Nothing, however, is more dangerous than the confusion of theory and history stemming from naturalistic prejudices. This confusion expresses itself firstly in the belief that the "true" content and the essence of historical reality is portrayed in such theoretical constructs or secondly, in the use of these constructs as a procrustean bed into which history is to be forced or thirdly, in the hypostatization of such "ideas" as real "forces" and as a "true" reality which operates behind the passage of events and which works itself out in history.

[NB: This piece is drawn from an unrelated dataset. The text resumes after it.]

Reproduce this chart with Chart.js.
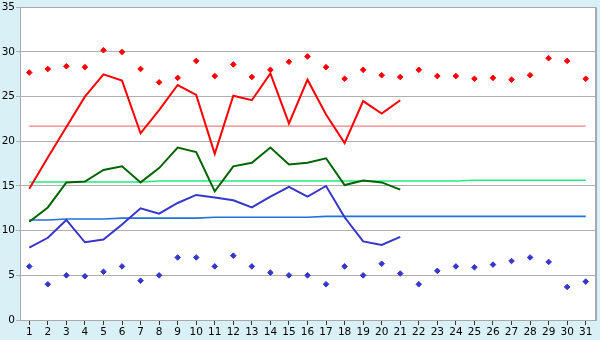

This latter danger is especially great since we are also, indeed primarily, accustomed to understand by the "ideas" of an epoch the thoughts or ideals which dominated the mass or at least an historically decisive number of the persons living in that epoch itself, and who were therefore significant as components of its culture. Now there are two aspects to this: in the first place, there are certain relationships between the "idea" in the sense of a tendency of practical or theoretical thought and the "idea" in the sense of the ideal-typical portrayal of an epoch constructed as a heuristic device. An ideal type of certain situations, which can be abstracted from certain characteristic social phenomena of an epoch, might--and this is indeed quite often the case--have also been present in the minds of the persons living in that epoch as an ideal to be striven for in practical life or as a maxim for the regulation of certain social relationships. This is true of the "idea" of "provision" (Nahrungsschutz) and many other Canonist doctrines, especially those of Thomas Aquinas, in relationship to the modern ideal type of medieval "city economy" which we discussed above. The same is also true of the much talked of "basic concept" of economics: economic "value." From Scholasticism to Marxism, the idea of an objectively "valid" value, i.e., of an ethical imperative was amalgamated with an abstraction drawn from the empirical process of price formation. The notion that the "value" of commodities should be regulated by certain principles of natural law, has had and still has immeasurable significance for the development of culture--and not merely the culture of the Middle Ages. It has also influenced actual price formation very markedly. But what was meant and what can be meant by that theoretical concept can be made unambiguously clear only through precise, ideal-typical constructs. Those who are so contemptuous of the "Robinsonades" of classical theory should restrain themselves if they are unable to replace them with better concepts, which in this context means clearer concepts.